Instruction: Present each line of the entries below that holds the word "standalone".

[START OF Given records]

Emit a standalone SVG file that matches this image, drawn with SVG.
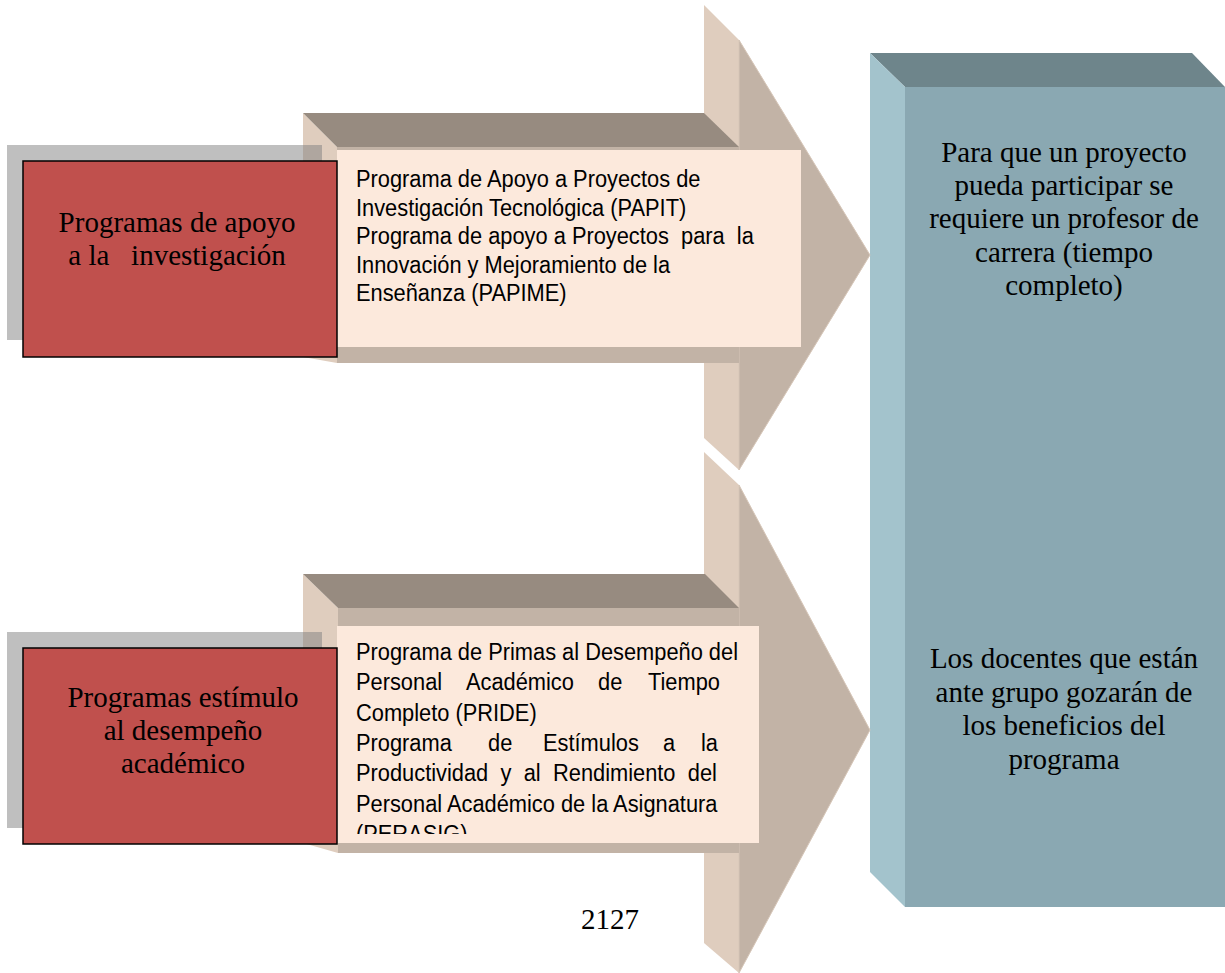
<svg xmlns="http://www.w3.org/2000/svg" width="1225" height="973" viewBox="0 0 1225 973">
<style>
.dark{fill:#978b80}
.lightface{fill:#dfcdbe}
.front{fill:#c2b3a6}
.head{fill:#c2b3a6;stroke:#d6c6b8;stroke-width:1}
.peach{fill:#fce9dc}
.shadow{fill:#808080;fill-opacity:0.5}
.red{fill:#c0504d;stroke:#000;stroke-width:1.5}
.serif{font-family:"Liberation Serif","Times New Roman",serif;font-size:29px;fill:#000}
.sans{font-family:"Liberation Sans",Arial,sans-serif;font-size:23.3px;fill:#000}
.mid{text-anchor:middle}
.btop{fill:#6e858b}
.bleft{fill:#a3c3cc}
.bfront{fill:#8aa8b2}
</style>
<defs>
<clipPath id="clipBottomText"><rect x="337" y="626" width="422" height="208"/></clipPath>
</defs>
<rect width="1225" height="973" fill="#fff"/>

<g id="result-box">
<polygon class="btop" points="870,53 1192,53 1225,87 905,87"/>
<polygon class="bleft" points="870,53 905,87 905,907 870,872"/>
<rect class="bfront" x="905" y="87" width="320" height="820"/>
<text class="serif mid" x="1064" y="162">Para que un proyecto</text>
<text class="serif mid" x="1064" y="195">pueda participar se</text>
<text class="serif mid" x="1064" y="228">requiere un profesor de</text>
<text class="serif mid" x="1064" y="262">carrera (tiempo</text>
<text class="serif mid" x="1064" y="295">completo)</text>
<text class="serif mid" x="1064" y="668">Los docentes que están</text>
<text class="serif mid" x="1064" y="701.5">ante grupo gozarán de</text>
<text class="serif mid" x="1064" y="735">los beneficios del</text>
<text class="serif mid" x="1064" y="768.5">programa</text>
</g>

<g id="connectors">
<g id="arrow-top">
<polygon class="lightface" points="704,5 739,40 739,470 704,438"/>
<polygon class="head" points="739,40 870,255 739,470"/>
<rect class="front" x="337" y="147" width="402" height="216"/>
<polygon class="lightface" points="303,113 337,147 337,363 303,357"/>
<polygon class="dark" points="303,113 704,113 739,147 337,147"/>
</g>
<g id="arrow-bottom">
<polygon class="lightface" points="704,452 739,485 739,973 704,943"/>
<polygon class="head" points="739,485 870,730 739,973"/>
<rect class="front" x="338" y="608" width="401" height="245"/>
<polygon class="lightface" points="303,574 338,608 338,853 303,843"/>
<polygon class="dark" points="303,574 705,574 739,608 338,608"/>
</g>
</g>

<g id="desc-top">
<rect class="peach" x="337" y="150" width="464" height="197"/>
<g transform="translate(356 0) scale(0.937 1)">
<text class="sans" x="0" y="187.4">Programa de Apoyo a Proyectos de</text>
<text class="sans" x="0" y="216">Investigación Tecnológica (PAPIT)</text>
<text class="sans" x="0" y="244.5" xml:space="preserve">Programa de apoyo a Proyectos  para  la</text>
<text class="sans" x="0" y="273">Innovación y Mejoramiento de la</text>
<text class="sans" x="0" y="301.5">Enseñanza (PAPIME)</text>
</g>
</g>

<g id="desc-bottom">
<rect class="peach" x="337" y="626" width="422" height="217"/>
<g clip-path="url(#clipBottomText)">
<g transform="translate(356 0) scale(0.937 1)">
<text class="sans" x="0" y="660">Programa de Primas al Desempeño del</text>
<text class="sans" y="690.3"><tspan x="0">Personal</tspan><tspan x="117.4">Académico</tspan><tspan x="258.3">de</tspan><tspan x="311.6">Tiempo</tspan></text>
<text class="sans" x="0" y="720.6">Completo (PRIDE)</text>
<text class="sans" y="751"><tspan x="0">Programa</tspan><tspan x="140.9">de</tspan><tspan x="199.6">Estímulos</tspan><tspan x="327.6">a</tspan><tspan x="368.2">la</tspan></text>
<text class="sans" x="0" y="781.3" word-spacing="6.67">Productividad y al Rendimiento del</text>
<text class="sans" x="0" y="811.6">Personal Académico de la Asignatura</text>
<text class="sans" x="0" y="842">(PERASIG)</text>
</g>
</g>
</g>

<g id="category-top">
<rect class="shadow" x="7" y="145" width="315" height="195"/>
<rect class="red" x="23" y="161" width="314" height="196"/>
<text class="serif mid" x="177" y="232">Programas de apoyo</text>
<text class="serif mid" x="177" y="265" xml:space="preserve">a la   investigación</text>
</g>

<g id="category-bottom">
<rect class="shadow" x="7" y="632" width="315" height="196"/>
<rect class="red" x="23" y="648" width="314" height="196"/>
<text class="serif mid" x="183" y="707">Programas estímulo</text>
<text class="serif mid" x="183" y="740">al desempeño</text>
<text class="serif mid" x="183" y="773">académico</text>
</g>

<text id="page-number" class="serif" x="581" y="929">2127</text>
</svg>
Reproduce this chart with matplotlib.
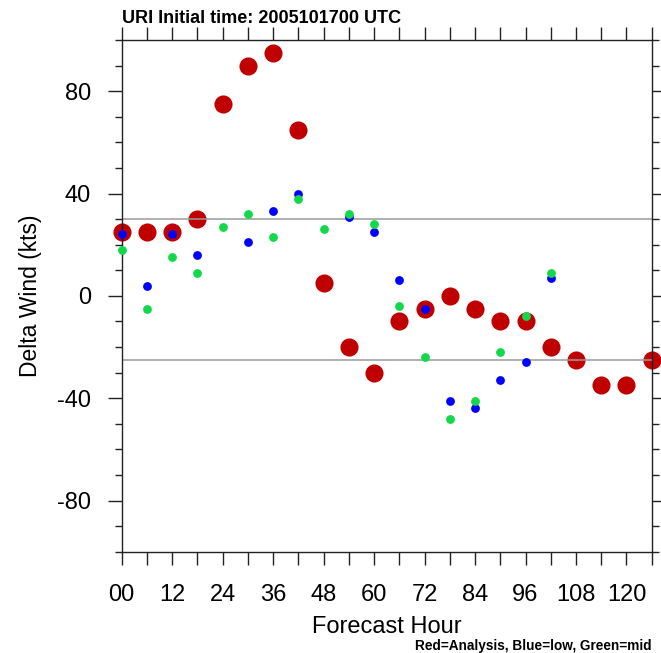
import matplotlib
matplotlib.use("Agg")
import matplotlib.pyplot as plt
from matplotlib.ticker import FixedLocator, MultipleLocator

plt.rcParams['font.family'] = ['Liberation Sans', 'DejaVu Sans']
plt.rcParams['axes.unicode_minus'] = False

# ---- data ----
hours = [0, 6, 12, 18, 24, 30, 36, 42, 48, 54, 60, 66, 72, 78, 84, 90, 96, 102, 108, 114, 120, 126]
red_analysis = [25, 25, 25, 30, 75, 90, 95, 65, 5, -20, -30, -10, -5, 0, -5, -10, -10, -20, -25, -35, -35, -25]
model_hours = [0, 6, 12, 18, 24, 30, 36, 42, 48, 54, 60, 66, 72, 78, 84, 90, 96, 102]
nan = float('nan')
blue_low = [24, 4, 24, 16, nan, 21, 33, 40, nan, 31, 25, 6, -5, -41, -44, -33, -26, 7]
green_mid = [18, -5, 15, 9, 27, 32, 23, 38, 26, 32, 28, -4, -24, -48, -41, -22, -8, 9]
ref_levels = [30, -25]
xtick_values = [0, 12, 24, 36, 48, 60, 72, 84, 96, 108, 120]
xtick_labels = ["00", "12", "24", "36", "48", "60", "72", "84", "96", "108", "120"]
ytick_values = [-80, -40, 0, 40, 80]
title = "URI Initial time: 2005101700 UTC"
xlabel = "Forecast Hour"
ylabel = "Delta Wind (kts)"
footer = "Red=Analysis, Blue=low, Green=mid"

W, H = 661, 653
fig = plt.figure(figsize=(W / 100, H / 100), dpi=100)
L, R, T, B = 121.7, 651.7, 40.0, 551.7
ax = fig.add_axes([L / W, 1 - B / H, (R - L) / W, (B - T) / H])

ax.set_xlim(0, 126)
ax.set_ylim(-100, 100)

ax.scatter(hours, red_analysis, s=170, color='#C00000', linewidths=0, zorder=1.5, clip_on=False)
for lv in ref_levels:
    ax.axhline(lv, color='#9a9a9a', lw=1.1, zorder=2)
ax.scatter(model_hours, blue_low, s=40, color='#0000FF', linewidths=0, zorder=3, clip_on=False)
ax.scatter(model_hours, green_mid, s=40, color='#12D84C', linewidths=0, zorder=3.2, clip_on=False)

for sp in ax.spines.values():
    sp.set_color('#222222')
    sp.set_linewidth(1.0)

ax.xaxis.set_major_locator(FixedLocator(xtick_values))
ax.set_xticklabels(xtick_labels)
ax.xaxis.set_minor_locator(MultipleLocator(6))
ax.yaxis.set_major_locator(FixedLocator(ytick_values))
ax.yaxis.set_minor_locator(MultipleLocator(10))

ax.tick_params(axis='x', which='both', direction='out', length=9.4, width=1.0, color='#222222',
               top=True, bottom=True, labelsize=17, pad=14)
ax.tick_params(axis='y', which='major', direction='out', length=10, width=1.0, color='#222222',
               left=True, right=True, labelsize=17, pad=12)
ax.tick_params(axis='y', which='minor', direction='out', length=5, width=1.0, color='#222222',
               left=True, right=True)

fig.text(L / W, 1 - 23.2 / H, title, ha='left', va='baseline', fontsize=13, fontweight='bold')
fig.text((L + R) / 2 / W, 1 - 633.3 / H, xlabel, ha='center', va='baseline', fontsize=17)
fig.text(31 / W, 1 - 296 / H, ylabel, ha='center', va='center', rotation=90, fontsize=16.5)
fig.text(R / W, 1 - 650 / H, footer, ha='right', va='baseline', fontsize=9.8, fontweight='bold')

fig.savefig('out.png', dpi=100)
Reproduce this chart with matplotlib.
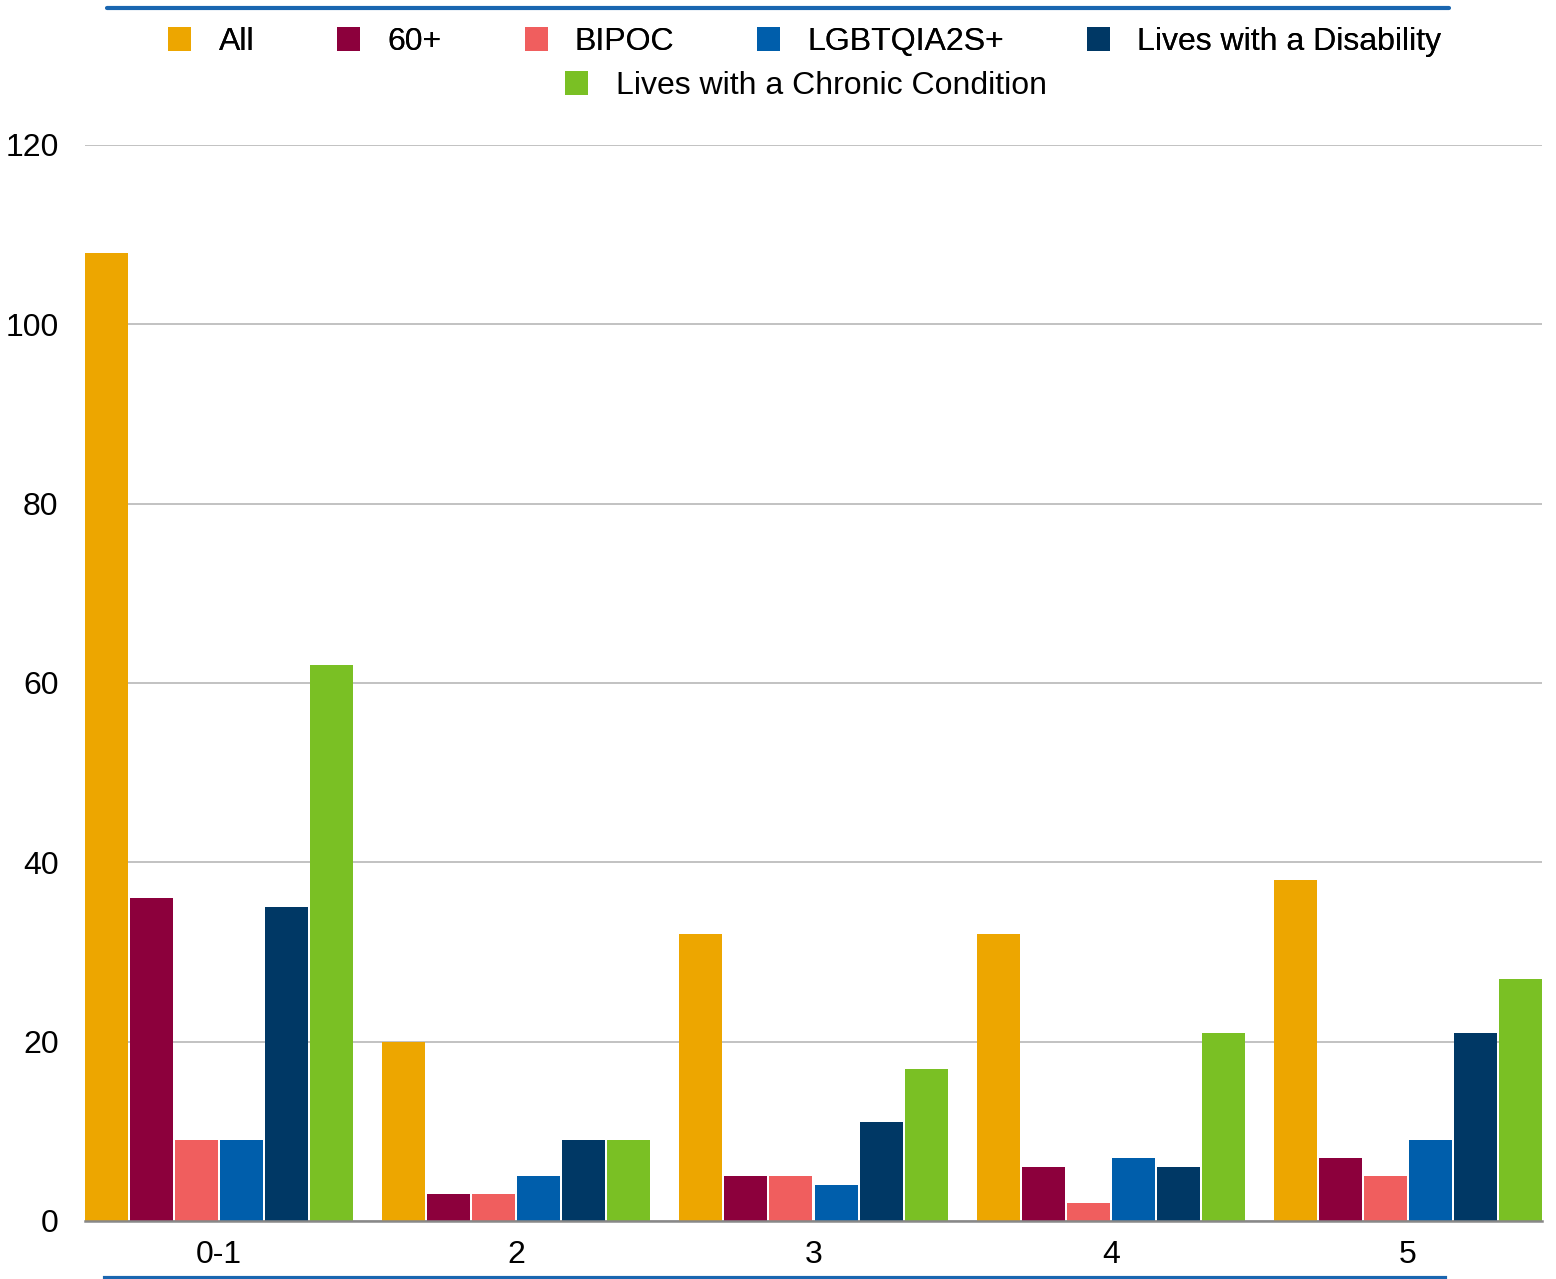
import matplotlib.pyplot as plt
import numpy as np
from matplotlib.patches import Patch
from matplotlib.lines import Line2D

plt.rcParams["font.family"] = ["Liberation Sans", "DejaVu Sans"]

# ── Datos ────────────────────────────────────────────────────────────────────
categorias = ["0-1", "2", "3", "4", "5"]
series = ["All", "60+", "BIPOC", "LGBTQIA2S+", "Lives with a Disability",
          "Lives with a Chronic Condition"]

v_all        = [108, 20, 32, 32, 38]
v_60         = [36, 3, 5, 6, 7]
v_bipoc      = [9, 3, 5, 2, 5]
v_lgbt       = [9, 5, 4, 7, 9]
v_disability = [35, 9, 11, 6, 21]
v_chronic    = [62, 9, 17, 21, 27]

valores = [v_all, v_60, v_bipoc, v_lgbt, v_disability, v_chronic]
COLORES = ["#EDA600", "#8C003C", "#F05E5E", "#005EAB", "#003865", "#7AC024"]

FS = 23

# ── Figura ───────────────────────────────────────────────────────────────────
fig = plt.figure(figsize=(15.56, 12.79), dpi=100)
ax = fig.add_axes([85 / 1556, 1 - 1221 / 1279, (1542 - 85) / 1556, (1221 - 145) / 1279])

x = np.arange(len(categorias))
paso = 45 / 297
ancho = 43 / 297
for i, (vals, col) in enumerate(zip(valores, COLORES)):
    ax.bar(x + (i - 2.5) * paso, vals, width=ancho, color=col, zorder=3)

ax.set_ylim(0, 120)
ax.set_yticks(range(0, 121, 20))
ax.set_xlim(-2.5 * paso - ancho / 2, 4 + 2.5 * paso + ancho / 2)
ax.set_xticks(x)
ax.set_xticklabels(categorias)

ax.grid(axis="y", color="#C2C2C2", linewidth=1.4, zorder=0)
for s in ["top", "right", "left"]:
    ax.spines[s].set_visible(False)
ax.spines["bottom"].set_color("#888888")
ax.spines["bottom"].set_linewidth(1.8)
ax.spines["bottom"].set_zorder(4)

ax.tick_params(axis="both", length=0, labelsize=FS, colors="#000000")
ax.tick_params(axis="y", pad=19)
ax.tick_params(axis="x", pad=13.5)

# ── Leyenda ──────────────────────────────────────────────────────────────────
handles = [Patch(facecolor=c, edgecolor="none") for c in COLORES]
leg_kw = dict(frameon=False, fontsize=FS, handlelength=0.72, handleheight=0.75,
              handletextpad=0.85, columnspacing=2.6, borderpad=0, loc="center")

leg1 = fig.legend(handles[:5], series[:5], ncol=5,
                  bbox_to_anchor=(805 / 1556, 1 - 42 / 1279), **leg_kw)
fig.add_artist(leg1)
fig.legend(handles[5:], series[5:], ncol=1,
           bbox_to_anchor=(806 / 1556, 1 - 86 / 1279), **leg_kw)

# ── Líneas decorativas ───────────────────────────────────────────────────────
fig.add_artist(Line2D([107 / 1556, 1449 / 1556], [1 - 8 / 1279] * 2,
                      color="#1A66B0", linewidth=3, solid_capstyle="round"))
fig.add_artist(Line2D([105 / 1556, 1445 / 1556], [1 - 1278 / 1279] * 2,
                      color="#1A66B0", linewidth=3))

fig.savefig("out.png", dpi=100)
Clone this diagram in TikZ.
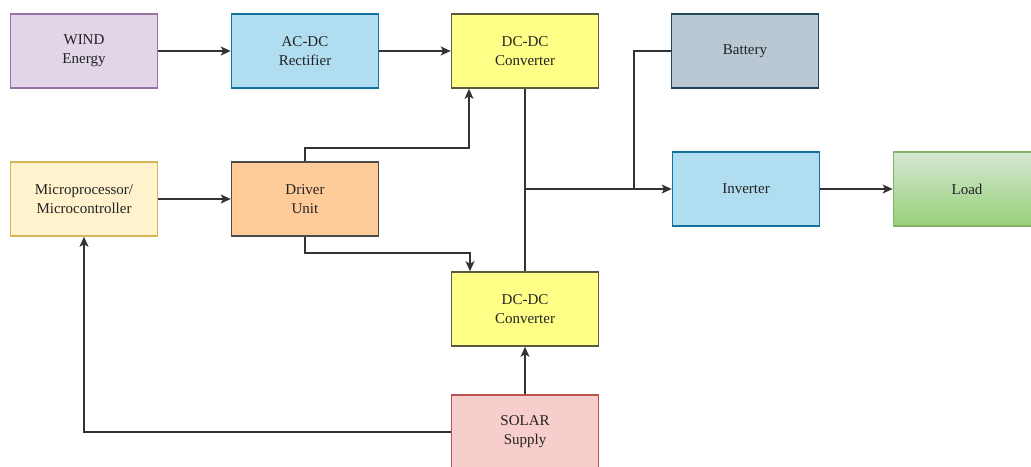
\documentclass[tikz,border=0pt]{standalone}
\usepackage{fontspec}
\setmainfont{Liberation Serif}
\usetikzlibrary{arrows.meta,positioning,calc}
\definecolor{windF}{HTML}{E1D5E7}\definecolor{windD}{HTML}{9673A6}
\definecolor{blueF}{HTML}{B1DDF0}\definecolor{blueD}{HTML}{10739E}
\definecolor{yelF}{HTML}{FFFF88}\definecolor{yelD}{HTML}{5A5A40}
\definecolor{batF}{HTML}{BAC8D3}\definecolor{batD}{HTML}{23445D}
\definecolor{loadT}{HTML}{D5E8D4}\definecolor{loadB}{HTML}{97D077}\definecolor{loadD}{HTML}{82B366}
\definecolor{micF}{HTML}{FFF2CC}\definecolor{micD}{HTML}{D6B656}
\definecolor{drvF}{HTML}{FFCC99}\definecolor{drvD}{HTML}{4A4A4A}
\definecolor{solF}{HTML}{F8CECC}\definecolor{solD}{HTML}{B85450}
\definecolor{wire}{HTML}{333333}
\definecolor{txt}{HTML}{222222}
\tikzset{
  blk/.style={draw, line width=1.6pt, minimum width=147pt, minimum height=74pt,
    inner sep=0pt, align=center, text=txt, font=\fontsize{15}{19}\selectfont},
  arr/.style={draw=wire, line width=1.5pt, -{Stealth[length=10pt,width=9pt,inset=2.5pt]}},
  ln/.style={draw=wire, line width=1.5pt}
}
\begin{document}
\begin{tikzpicture}[x=1pt,y=-1pt]
\useasboundingbox (0,0) rectangle (1031,466);
\clip (0,0) rectangle (1031,466);
\node[blk, fill=windF, draw=windD] (wind) at (84,51) {WIND\\Energy};
\node[blk, fill=blueF, draw=blueD] (acdc) at (305,51) {AC-DC\\Rectifier};
\node[blk, fill=yelF, draw=yelD] (dc1) at (525,51) {DC-DC\\Converter};
\node[blk, fill=batF, draw=batD] (bat) at (745,51) {Battery};
\node[blk, fill=micF, draw=micD] (micro) at (84,199) {Microprocessor/\\Microcontroller};
\node[blk, fill=drvF, draw=drvD] (driver) at (305,199) {Driver\\Unit};
\node[blk, fill=blueF, draw=blueD] (inv) at (746,189) {Inverter};
\node[blk, top color=loadT, bottom color=loadB, draw=loadD] (load) at (967,189) {Load};
\node[blk, fill=yelF, draw=yelD] (dc2) at (525,309) {DC-DC\\Converter};
\node[blk, fill=solF, draw=solD] (solar) at (525,432) {SOLAR\\Supply};
\coordinate (j) at (dc1.south |- inv.west);
\coordinate (k) at (634,189);
\draw[arr] (wind.east) -- (acdc.west);
\draw[arr] (acdc.east) -- (dc1.west);
\draw[arr] (micro.east) -- (driver.west);
\draw[arr] (driver.north) -- ++(0,-13) -| ([xshift=-56pt]dc1.south);
\draw[arr] (driver.south) -- ++(0,16) -| ([xshift=-55pt]dc2.north);
\draw[ln] (dc1.south) -- (dc2.north);
\draw[ln] (bat.west) -| (k);
\draw[arr] (j) -- (inv.west);
\draw[arr] (inv.east) -- (load.west);
\draw[arr] (solar.north) -- (dc2.south);
\draw[arr] (solar.west) -| (micro.south);
\end{tikzpicture}
\end{document}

[END OF Given records]

Answer below:
Emit a standalone SVG file that matches this image, drawn with SVG.
\documentclass[tikz,border=0pt]{standalone}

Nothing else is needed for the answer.